Start of RECORDED INFORMATION

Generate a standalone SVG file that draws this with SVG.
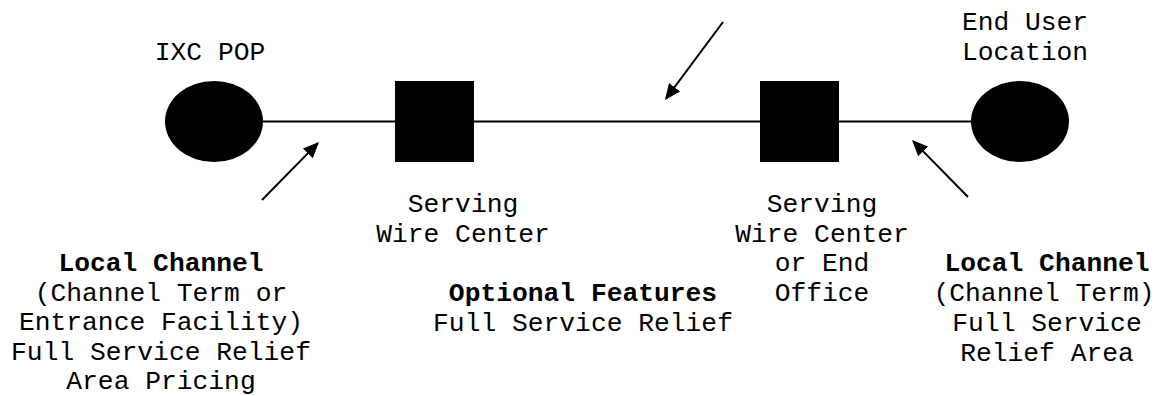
<svg xmlns="http://www.w3.org/2000/svg" width="1156" height="396" viewBox="0 0 1156 396">
<style>
  text { font-family: "Liberation Mono", "Courier New", monospace; font-size: 26.3px; fill: #000; text-anchor: middle; }
  .b { font-weight: bold; }
  .wire { stroke: #000; stroke-width: 2; fill: none; }
  .arrow { stroke: #000; stroke-width: 2; fill: none; marker-end: url(#head); }
  .node { fill: #000; }
</style>
<defs>
  <marker id="head" viewBox="0 0 16 14" refX="14" refY="7" markerWidth="16" markerHeight="14" markerUnits="userSpaceOnUse" orient="auto">
    <path d="M0,0 L16,7 L0,14 z" fill="#000"/>
  </marker>
</defs>
<rect width="1156" height="396" fill="#fff"/>
<g id="connectors">
  <line class="wire" x1="263" y1="121.5" x2="971" y2="121.5"/>
  <line class="arrow" x1="262" y1="200" x2="317.6" y2="143.4"/>
  <line class="arrow" x1="723" y1="22" x2="666.2" y2="98.4"/>
  <line class="arrow" x1="968" y1="197" x2="913.4" y2="141.4"/>
</g>
<g id="ixc-pop">
  <ellipse class="node" cx="214" cy="121.5" rx="49" ry="40.5"/>
  <text x="210" y="60">IXC POP</text>
</g>
<g id="serving-wire-center">
  <rect class="node" x="395" y="81" width="79" height="81"/>
  <text x="463" y="212">Serving</text>
  <text x="463" y="242">Wire Center</text>
</g>
<g id="serving-wire-center-end-office">
  <rect class="node" x="760" y="81" width="79" height="81"/>
  <text x="822" y="212">Serving</text>
  <text x="822" y="242">Wire Center</text>
  <text x="822" y="271">or End</text>
  <text x="822" y="301">Office</text>
</g>
<g id="end-user-location">
  <ellipse class="node" cx="1020" cy="121.5" rx="49" ry="40.5"/>
  <text x="1025" y="30">End User</text>
  <text x="1025" y="60">Location</text>
</g>
<g id="label-local-channel-left">
  <text class="b" x="161" y="271">Local Channel</text>
  <text x="161" y="300.5">(Channel Term or</text>
  <text x="161" y="330">Entrance Facility)</text>
  <text x="161" y="359.5">Full Service Relief</text>
  <text x="161" y="388.5">Area Pricing</text>
</g>
<g id="label-optional-features">
  <text class="b" x="583" y="301">Optional Features</text>
  <text x="583" y="331">Full Service Relief</text>
</g>
<g id="label-local-channel-right">
  <text class="b" x="1047" y="271">Local Channel</text>
  <text x="1044" y="301">(Channel Term)</text>
  <text x="1047" y="331">Full Service</text>
  <text x="1047" y="361">Relief Area</text>
</g>
</svg>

End of RECORDED INFORMATION

AIM OF THE TASK: Write the listing above out again exactly, dropping each image.

RESPONSE:
Generate a standalone SVG file that draws this with SVG.
<svg xmlns="http://www.w3.org/2000/svg" width="1156" height="396" viewBox="0 0 1156 396">
<style>
  text { font-family: "Liberation Mono", "Courier New", monospace; font-size: 26.3px; fill: #000; text-anchor: middle; }
  .b { font-weight: bold; }
  .wire { stroke: #000; stroke-width: 2; fill: none; }
  .arrow { stroke: #000; stroke-width: 2; fill: none; marker-end: url(#head); }
  .node { fill: #000; }
</style>
<defs>
  <marker id="head" viewBox="0 0 16 14" refX="14" refY="7" markerWidth="16" markerHeight="14" markerUnits="userSpaceOnUse" orient="auto">
    <path d="M0,0 L16,7 L0,14 z" fill="#000"/>
  </marker>
</defs>
<rect width="1156" height="396" fill="#fff"/>
<g id="connectors">
  <line class="wire" x1="263" y1="121.5" x2="971" y2="121.5"/>
  <line class="arrow" x1="262" y1="200" x2="317.6" y2="143.4"/>
  <line class="arrow" x1="723" y1="22" x2="666.2" y2="98.4"/>
  <line class="arrow" x1="968" y1="197" x2="913.4" y2="141.4"/>
</g>
<g id="ixc-pop">
  <ellipse class="node" cx="214" cy="121.5" rx="49" ry="40.5"/>
  <text x="210" y="60">IXC POP</text>
</g>
<g id="serving-wire-center">
  <rect class="node" x="395" y="81" width="79" height="81"/>
  <text x="463" y="212">Serving</text>
  <text x="463" y="242">Wire Center</text>
</g>
<g id="serving-wire-center-end-office">
  <rect class="node" x="760" y="81" width="79" height="81"/>
  <text x="822" y="212">Serving</text>
  <text x="822" y="242">Wire Center</text>
  <text x="822" y="271">or End</text>
  <text x="822" y="301">Office</text>
</g>
<g id="end-user-location">
  <ellipse class="node" cx="1020" cy="121.5" rx="49" ry="40.5"/>
  <text x="1025" y="30">End User</text>
  <text x="1025" y="60">Location</text>
</g>
<g id="label-local-channel-left">
  <text class="b" x="161" y="271">Local Channel</text>
  <text x="161" y="300.5">(Channel Term or</text>
  <text x="161" y="330">Entrance Facility)</text>
  <text x="161" y="359.5">Full Service Relief</text>
  <text x="161" y="388.5">Area Pricing</text>
</g>
<g id="label-optional-features">
  <text class="b" x="583" y="301">Optional Features</text>
  <text x="583" y="331">Full Service Relief</text>
</g>
<g id="label-local-channel-right">
  <text class="b" x="1047" y="271">Local Channel</text>
  <text x="1044" y="301">(Channel Term)</text>
  <text x="1047" y="331">Full Service</text>
  <text x="1047" y="361">Relief Area</text>
</g>
</svg>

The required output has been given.